> Exercise requirements
Using the material below, print a verbatim copy of every line from the one containing "Rebuild this chart" through the one containing "0.681, 0.415, 0.526];", inclusive, and omit the pictures.

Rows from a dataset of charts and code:
## start

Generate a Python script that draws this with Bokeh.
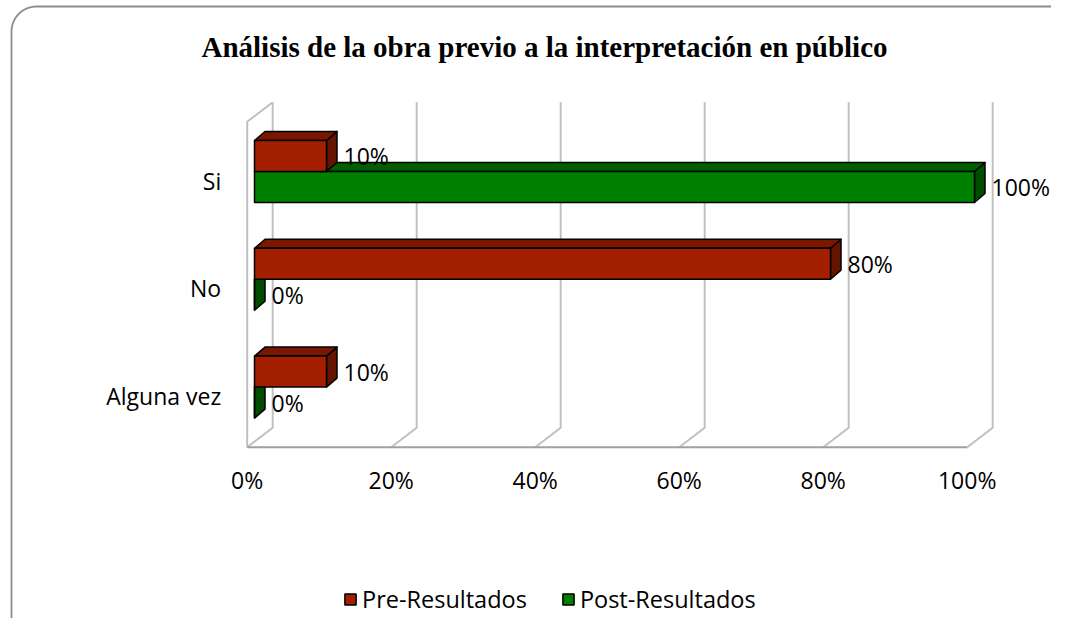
import numpy as np
from bokeh.plotting import figure
from bokeh.models import Range1d, Legend, LegendItem, ColumnDataSource
from bokeh.core.properties import value
from bokeh.embed import file_html
from bokeh.resources import INLINE

# ---------------- data ----------------
title_text = "Análisis de la obra previo a la interpretación en público"
categories = ["Si", "No", "Alguna vez"]
pre_values = [10, 80, 10]
post_values = [100, 0, 0]
series_names = ["Pre-Resultados", "Post-Resultados"]
x_ticks = [0, 20, 40, 60, 80, 100]
x_tick_labels = ["0%", "20%", "40%", "60%", "80%", "100%"]
value_labels_pre = ["10%", "80%", "10%"]
value_labels_post = ["100%", "0%", "0%"]

# ---------------- layout (screen px) ----------------
W, H = 1051, 618
X0 = 246.7      # screen x of 0% on the front floor edge
PXP = 7.2       # px per percent
Y0 = 171.0      # screen y of first category (Pre/Post boundary)
PXC = 107.8     # px per category step

x_start = -X0 / PXP
x_end = x_start + W / PXP
y_start = (H - Y0) / PXC     # bottom of canvas
y_end = -Y0 / PXC            # top of canvas


def sx(px):
    return (px - X0) / PXP


def sy(py):
    return (py - Y0) / PXC


def lx(px):
    return px / PXP


def ly(py):
    return py / PXC


FONT = "Open Sans"
TXT = "#000000"

p = figure(width=W, height=H, x_range=Range1d(x_start, x_end),
           y_range=Range1d(y_start, y_end), output_backend="svg",
           toolbar_location=None, min_border=0, x_axis_type=None,
           y_axis_type=None)
p.grid.visible = False
p.outline_line_color = None
p.background_fill_color = "white"
p.border_fill_color = "white"

# ---- chart border (rounded corner) ----
r = 25
ang = np.linspace(np.pi, 1.5 * np.pi, 20)
bx_px = [11, 11] + list(11 + r + r * np.cos(ang)) + [W + 10]
by_px = [H + 10, 6 + r] + list(6 + r + r * np.sin(ang)) + [6]
p.line([sx(v) for v in bx_px], [sy(v) for v in by_px],
       line_color="#8c8c8c", line_width=1.8)

# ---- 3D walls / grid ----
DEPTH_X = lx(25.5)
DEPTH_Y = ly(19.5)
FLOOR = sy(446.7)
TOP_FRONT = sy(121.2)
TOP_BACK = TOP_FRONT - DEPTH_Y

grid_xs = [[t, t + DEPTH_X, t + DEPTH_X] for t in x_ticks]
grid_ys = [[FLOOR, FLOOR - DEPTH_Y, TOP_BACK] for t in x_ticks]
p.multi_line(grid_xs, grid_ys, line_color="#c0c0c0", line_width=2)
# left wall
p.line([x_ticks[0], x_ticks[0], x_ticks[0] + DEPTH_X],
       [FLOOR, TOP_FRONT, TOP_BACK], line_color="#c0c0c0", line_width=2)
# floor front edge
p.line([x_ticks[0], x_ticks[-1]], [FLOOR, FLOOR], line_color="#a0a0a0",
       line_width=2)

# ---- bars ----
BAR_SHIFT = lx(7.3)
BH = ly(31)
BDX = lx(10.5)
BDY = ly(9)

styles = {
    "pre": dict(front="#A31F00", top="#7A1700", side="#661300"),
    "post": dict(front="#008000", top="#006000", side="#004D00"),
}


def bar_sources(values, offset):
    tops = [i + offset for i in range(len(values))]
    bots = [t + BH for t in tops]
    left = [BAR_SHIFT] * len(values)
    right = [BAR_SHIFT + v for v in values]
    front = ColumnDataSource(dict(left=left, right=right, top=tops, bottom=bots))
    top_xs = [[l, l + BDX, rr + BDX, rr] for l, rr in zip(left, right)]
    top_ys = [[t, t - BDY, t - BDY, t] for t in tops]
    side_xs = [[rr, rr + BDX, rr + BDX, rr] for rr in right]
    side_ys = [[t, t - BDY, b - BDY, b] for t, b in zip(tops, bots)]
    return front, dict(xs=top_xs, ys=top_ys), dict(xs=side_xs, ys=side_ys)


renderers = {}
for key, vals, off in (("post", post_values, 0.0), ("pre", pre_values, -BH)):
    front, topf, side = bar_sources(vals, off)
    st = styles[key]
    p.patches(side["xs"], side["ys"], fill_color=st["side"], line_color="black",
              line_width=1.5, line_join="round")
    p.patches(topf["xs"], topf["ys"], fill_color=st["top"], line_color="black",
              line_width=1.5, line_join="round")
    renderers[key] = p.quad(left="left", right="right", top="top",
                            bottom="bottom", source=front,
                            fill_color=st["front"], line_color="black",
                            line_width=1.5)

# ---- value labels ----
for vals, labels, off in ((pre_values, value_labels_pre, -BH),
                          (post_values, value_labels_post, 0.0)):
    xs = [BAR_SHIFT + v for v in vals]
    ys = [i + off + BH / 2 for i in range(len(vals))]
    p.text(xs, ys, text=labels, x_offset=17, text_font=value(FONT),
           text_font_size="23px", text_color=TXT, text_baseline="middle",
           text_align="left")

# ---- category labels ----
p.text([x_ticks[0]] * len(categories),
       [i + ly(9.0) for i in range(len(categories))], text=categories,
       x_offset=-26, text_font=value(FONT), text_font_size="23px",
       text_color=TXT, text_baseline="middle", text_align="right")

# ---- x tick labels ----
p.text(x_ticks, [FLOOR + ly(33)] * len(x_ticks), text=x_tick_labels,
       text_font=value(FONT), text_font_size="23px", text_color=TXT,
       text_baseline="middle", text_align="center")

# ---- title ----
p.text([sx(544)], [sy(46)], text=[title_text],
       text_font=value("Liberation Serif"), text_font_size="29px",
       text_font_style="bold", text_color=TXT, text_baseline="middle",
       text_align="center")

# ---- legend ----
legend = Legend(items=[LegendItem(label=series_names[0], renderers=[renderers["pre"]]),
                       LegendItem(label=series_names[1], renderers=[renderers["post"]])],
                orientation="horizontal", location=(343, 3), padding=0,
                margin=0, spacing=34, glyph_width=14, glyph_height=14,
                label_standoff=5, label_text_font=FONT,
                label_text_font_size="23.5px", label_text_color=TXT,
                border_line_color=None, background_fill_alpha=0)
p.add_layout(legend, "center")

open("out.html", "w").write(file_html(p, INLINE))
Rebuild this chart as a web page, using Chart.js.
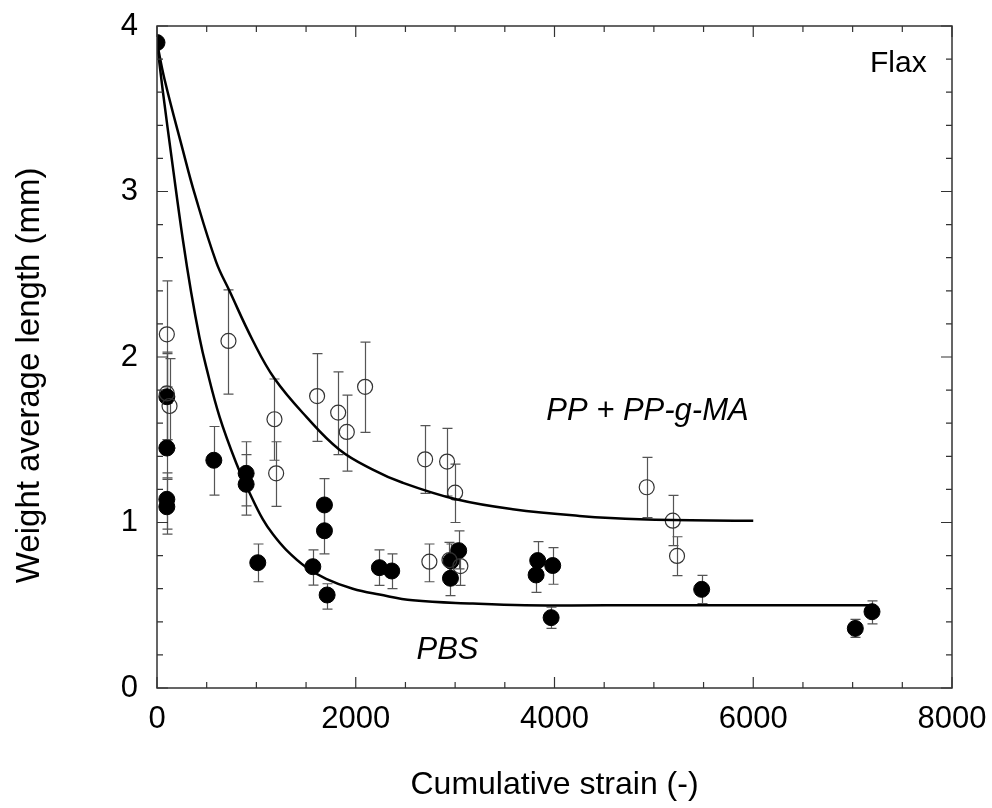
<!DOCTYPE html>
<html>
<head>
<meta charset="utf-8">
<script src="https://cdn.jsdelivr.net/npm/chart.js@4"></script>
<style>
  html, body { margin: 0; padding: 0; background: #fff; }
  #wrap { width: 992px; height: 808px; }
</style>
</head>
<body>
<div id="wrap"><canvas id="c"></canvas></div>
<script>
// PBS: filled circles
const pbsX    = [0, 99, 99, 99, 99, 572, 897, 897, 1014, 1568, 1685, 1685, 1712, 2238, 2362, 2953, 2959, 3036, 3815, 3831, 3982, 3966, 5481, 7027, 7195];
const pbsY    = [3.90, 1.76, 1.45, 1.14, 1.095, 1.376, 1.297, 1.231, 0.757, 0.733, 1.106, 0.95, 0.562, 0.727, 0.707, 0.663, 0.767, 0.83, 0.683, 0.77, 0.74, 0.425, 0.596, 0.36, 0.461];
const pbsLow  = [3.90, 1.50, 1.27, 0.96, 0.93, 1.166, 1.10, 1.045, 0.642, 0.622, 0.95, 0.81, 0.477, 0.62, 0.60, 0.558, 0.66, 0.72, 0.578, 0.67, 0.627, 0.36, 0.51, 0.306, 0.387];
const pbsHigh = [3.90, 2.02, 1.72, 1.30, 1.26, 1.58, 1.488, 1.41, 0.87, 0.834, 1.265, 1.10, 0.63, 0.834, 0.81, 0.77, 0.87, 0.95, 0.79, 0.884, 0.848, 0.488, 0.681, 0.415, 0.526];

// PP + PP-g-MA: open circles
const ppX    = [99, 99, 126, 719, 1182, 1199, 1611, 1823, 1910, 2094, 2698, 2741, 2919, 2943, 3000, 3053, 4928, 5190, 5233];
const ppY    = [2.137, 1.78, 1.704, 2.097, 1.624, 1.297, 1.764, 1.664, 1.547, 1.82, 1.382, 0.763, 1.368, 0.773, 1.18, 0.737, 1.213, 1.011, 0.798];
const ppLow  = [1.82, 1.50, 1.45, 1.776, 1.376, 1.098, 1.49, 1.41, 1.31, 1.545, 1.176, 0.642, 1.16, 0.66, 1.0, 0.62, 1.029, 0.86, 0.679];
const ppHigh = [2.46, 2.03, 1.99, 2.405, 1.867, 1.488, 2.02, 1.91, 1.77, 2.09, 1.585, 0.87, 1.569, 0.88, 1.353, 0.85, 1.394, 1.164, 0.914];

// fitted curves
const fitPpX = [0, 75, 260, 377, 595, 729, 964, 1182, 1501, 1836, 2171, 2473, 3010, 3580, 4250, 4855, 6000];
const fitPpY = [3.90, 3.68, 3.25, 2.99, 2.575, 2.40, 2.10, 1.87, 1.64, 1.44, 1.32, 1.24, 1.14, 1.08, 1.04, 1.02, 1.01];
const fitPbsX = [0, 58, 159, 260, 344, 427, 495, 629, 797, 931, 1064, 1165, 1300, 1501, 1702, 1970, 2238, 2574, 3178, 3700, 5000, 7200];
const fitPbsY = [3.90, 3.61, 3.15, 2.71, 2.39, 2.12, 1.94, 1.64, 1.36, 1.18, 1.02, 0.93, 0.835, 0.73, 0.66, 0.60, 0.565, 0.53, 0.51, 0.50, 0.50, 0.50];

const xTicks = [0, 2000, 4000, 6000, 8000];
const yTicks = [0, 1, 2, 3, 4];

const FONT = "'Liberation Sans', Arial, sans-serif";

const pts = (xs, ys) => xs.map((x, i) => ({ x: x, y: ys[i] }));

const frame = {
  id: 'frame',
  beforeDatasetsDraw(chart) {
    const ctx = chart.ctx, xs = chart.scales.x, ys = chart.scales.y;
    ctx.save();
    ctx.strokeStyle = '#555';
    ctx.lineWidth = 1.2;
    const bars = [[pbsX, pbsLow, pbsHigh], [ppX, ppLow, ppHigh]];
    bars.forEach(([bx, lo, hi]) => {
      bx.forEach((x, i) => {
        if (hi[i] === lo[i]) return;
        const px = Math.round(xs.getPixelForValue(x)) + 0.5;
        const p1 = ys.getPixelForValue(lo[i]), p2 = ys.getPixelForValue(hi[i]);
        ctx.beginPath();
        ctx.moveTo(px, p1); ctx.lineTo(px, p2);
        ctx.moveTo(px - 5, p1); ctx.lineTo(px + 5, p1);
        ctx.moveTo(px - 5, p2); ctx.lineTo(px + 5, p2);
        ctx.stroke();
      });
    });
    ctx.restore();
  },
  afterDraw(chart) {
    const ctx = chart.ctx, a = chart.chartArea, xs = chart.scales.x, ys = chart.scales.y;
    ctx.save();
    ctx.strokeStyle = '#333';
    ctx.lineWidth = 1.5;
    ctx.strokeRect(a.left, a.top, a.right - a.left, a.bottom - a.top);
    ctx.lineWidth = 1.2;
    ctx.beginPath();
    for (let v = 0; v <= 8000; v += 500) {
      const px = xs.getPixelForValue(v);
      const len = v % 2000 === 0 ? 11 : 6;
      ctx.moveTo(px, a.bottom); ctx.lineTo(px, a.bottom - len);
      ctx.moveTo(px, a.top); ctx.lineTo(px, a.top + len);
    }
    for (let i = 0; i <= 20; i++) {
      const py = ys.getPixelForValue(i * 0.2);
      const len = i % 5 === 0 ? 11 : 6;
      ctx.moveTo(a.left, py); ctx.lineTo(a.left + len, py);
      ctx.moveTo(a.right, py); ctx.lineTo(a.right - len, py);
    }
    ctx.stroke();

    ctx.fillStyle = '#000';
    ctx.textAlign = 'center';
    ctx.textBaseline = 'middle';
    ctx.font = '30px ' + FONT;
    ctx.fillText('Flax', xs.getPixelForValue(7460), ys.getPixelForValue(3.77));
    ctx.font = 'italic 31px ' + FONT;
    ctx.fillText('PP + PP-g-MA', xs.getPixelForValue(4935), ys.getPixelForValue(1.67));
    ctx.fillText('PBS', xs.getPixelForValue(2923), ys.getPixelForValue(0.23));
    ctx.restore();
  }
};

new Chart(document.getElementById('c'), {
  type: 'scatter',
  data: {
    datasets: [
      {
        label: 'PBS fit',
        data: pts(fitPbsX, fitPbsY),
        showLine: true,
        borderColor: '#000',
        borderWidth: 2.5,
        pointRadius: 0,
        tension: 0.4
      },
      {
        label: 'PP + PP-g-MA fit',
        data: pts(fitPpX, fitPpY),
        showLine: true,
        borderColor: '#000',
        borderWidth: 2.5,
        pointRadius: 0,
        tension: 0.4
      },
      {
        label: 'PP + PP-g-MA',
        data: pts(ppX, ppY),
        pointRadius: 7.5,
        pointBackgroundColor: 'rgba(0,0,0,0)',
        pointBorderColor: '#333',
        pointBorderWidth: 1.2
      },
      {
        label: 'PBS',
        data: pts(pbsX, pbsY),
        pointRadius: 8,
        pointBackgroundColor: '#000',
        pointBorderColor: '#000',
        pointBorderWidth: 1
      }
    ]
  },
  options: {
    responsive: true,
    maintainAspectRatio: false,
    animation: false,
    layout: { padding: { left: 10, right: 40, top: 26, bottom: 4 } },
    plugins: {
      legend: { display: false },
      tooltip: { enabled: false }
    },
    scales: {
      x: {
        type: 'linear',
        min: 0, max: 8000,
        afterBuildTicks: s => { s.ticks = xTicks.map(v => ({ value: v })); },
        afterFit: s => { s.height = 116; s.paddingLeft = 0; s.paddingRight = 0; },
        grid: { display: false, drawTicks: false },
        border: { display: false },
        ticks: { color: '#000', padding: 13, maxRotation: 0, callback: v => String(v), font: { family: FONT, size: 31 } },
        title: { display: true, text: 'Cumulative strain (-)', color: '#000', padding: 0, font: { family: FONT, size: 32 } }
      },
      y: {
        type: 'linear',
        min: 0, max: 4,
        afterBuildTicks: s => { s.ticks = yTicks.map(v => ({ value: v })); },
        afterFit: s => { s.width = 147; s.paddingTop = 0; s.paddingBottom = 0; },
        grid: { display: false, drawTicks: false },
        border: { display: false },
        ticks: { color: '#000', padding: 19, callback: v => String(v), font: { family: FONT, size: 31 } },
        title: { display: true, text: 'Weight average length (mm)    ', color: '#000', padding: 0, font: { family: FONT, size: 33 } }
      }
    }
  },
  plugins: [frame]
});
</script>
</body>
</html>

## end

> Complete response
Rebuild this chart as a web page, using Chart.js.
<!DOCTYPE html>
<html>
<head>
<meta charset="utf-8">
<script src="https://cdn.jsdelivr.net/npm/chart.js@4"></script>
<style>
  html, body { margin: 0; padding: 0; background: #fff; }
  #wrap { width: 992px; height: 808px; }
</style>
</head>
<body>
<div id="wrap"><canvas id="c"></canvas></div>
<script>
// PBS: filled circles
const pbsX    = [0, 99, 99, 99, 99, 572, 897, 897, 1014, 1568, 1685, 1685, 1712, 2238, 2362, 2953, 2959, 3036, 3815, 3831, 3982, 3966, 5481, 7027, 7195];
const pbsY    = [3.90, 1.76, 1.45, 1.14, 1.095, 1.376, 1.297, 1.231, 0.757, 0.733, 1.106, 0.95, 0.562, 0.727, 0.707, 0.663, 0.767, 0.83, 0.683, 0.77, 0.74, 0.425, 0.596, 0.36, 0.461];
const pbsLow  = [3.90, 1.50, 1.27, 0.96, 0.93, 1.166, 1.10, 1.045, 0.642, 0.622, 0.95, 0.81, 0.477, 0.62, 0.60, 0.558, 0.66, 0.72, 0.578, 0.67, 0.627, 0.36, 0.51, 0.306, 0.387];
const pbsHigh = [3.90, 2.02, 1.72, 1.30, 1.26, 1.58, 1.488, 1.41, 0.87, 0.834, 1.265, 1.10, 0.63, 0.834, 0.81, 0.77, 0.87, 0.95, 0.79, 0.884, 0.848, 0.488, 0.681, 0.415, 0.526];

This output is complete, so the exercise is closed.